Natural Gas PricingCommodities continue to experience strong global demand resulting in higher prices and volatility. As you plan for this heating season, please review these frequently asked pricing questions.
Frequently Asked Questions
What’s causing an increase in gas prices?
We’ve seen a trend of increased energy prices over the past few months. When it comes to natural gas, a large part of this has to do with sustained high demand for North American liquefied natural gas (LNG, super-cooled natural gas that is stored in insulated tanks, for shipping to foreign markets).
The energy crisis in Europe is the primary driver for higher natural gas prices. The war in Ukraine has driven unprecedented demand for non-Russian natural gas as Russia has historically been a critical natural gas supplier to Europe. Many European countries are trying to move away from the Russian gas supply and secure LNG exports from other parts of the globe, like North America.

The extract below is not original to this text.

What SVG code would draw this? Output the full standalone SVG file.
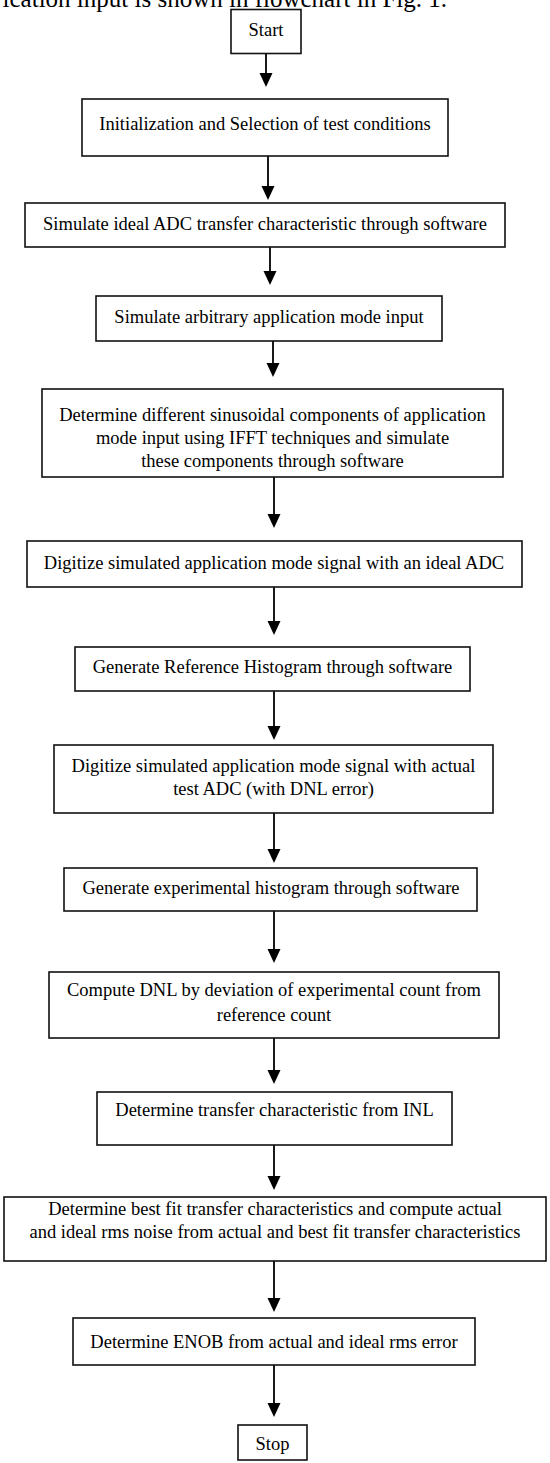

Aside from the energy crisis, inflation has risen dramatically in the past year, weakening the Canadian dollar, and driving higher prices for consumer goods such as groceries, fuel, etc.
What does this mean for customers?
Eastward Energy will continue to take measures to secure a reliable and affordable supply of natural gas for our customers. Over the last several years, we have secured long-term transportation contracts (15+ years) to bring natural gas to Nova Scotia from regions of North America where natural gas prices are more stable and affordable. These contracts are helping to protect our customers from even higher price increases as these natural gas supply sources demonstrate lower prices and reduced volatility.
Did you see this coming? If so, why didn’t you warn customers about the price increase?
These price increases have been a result of the energy shortage happening in Europe. Due to Europe’s intent on decreasing its reliance on Russian energy sources, North America has now become a significant supplier of LNG to Europe and is now the largest exporter of natural gas in the world. Unfortunately, there is no accurate way to predict the exact amount prices will settle at, but as we’ve seen with commodities such as groceries and gasoline prices, inflation is heavily affecting the prices of these everyday items and we encourage our customers to budget for higher energy costs this winter as high costs are forecasted to persist.
What are you as a company doing to make natural gas prices more reasonable?
Eastward Energy has entered into long-term transportation contracts on behalf of all our customers to help smooth price instabilities – a portion of our customer’s forecasted winter usage will be secured under fixed-price contracts this Fall, which provides price stability for our customers. Even with these contracts, energy costs are still expected to remain high.
Can we expect to see natural gas rates increase further this winter?
It’s difficult to predict if energy costs will remain high due to the unpredictable nature of current market demand. A warm or cold winter will impact both demand and price. If we have a warm winter and demand is low, this could result in lower prices. Alternatively, if we have a cold winter and demand increases, there is a strong chance gas pricing may also increase.
How do you determine the Gas Cost Recovery Rate (GCRR)?
The price of the natural gas commodity is determined by a fundamental concept called supply and demand. Supply is impacted by gas production rates, gas storage, and transportation accessing production and storage. Demand is influenced by weather (heating and cooling) and economic (industrial) activity. The cost of natural gas is not regulated by the Nova Scotia Utility and Review Board. When demand is high in the market, prices typically rise. When supply is high, prices typically drop. We purchase natural gas from the wholesale market and pass this cost to our customer – the customer pays no more than what we’ve paid for the product. The Gas Cost Recovery Rate (GCRR) is a pass-through charge, meaning Eastward Energy does not add any additional markup.
How do you make money if you’re charging the same amount for gas as you paid for it?
We earn a return through our regulated delivery rates we charge customers. The delivery charges cover the expense to deliver natural gas to your home and business, so it’s always available when you need it. These rates are regulated and approved by the Nova Scotia Utility and Review Board.
How can customers manage these price increases throughout winter 2022/2023?
As all energy costs are expected to be higher this winter, it will be important for homeowners and businesses to conserve energy. Energy conservation is key to decreasing your overall energy cost and is easier than you think. Installing programmable thermostats, energy-efficient heating equipment, ensuring your windows and doors are properly insulated, and adding additional insulation to meet new building codes will all help to reduce energy use now, and over the long term.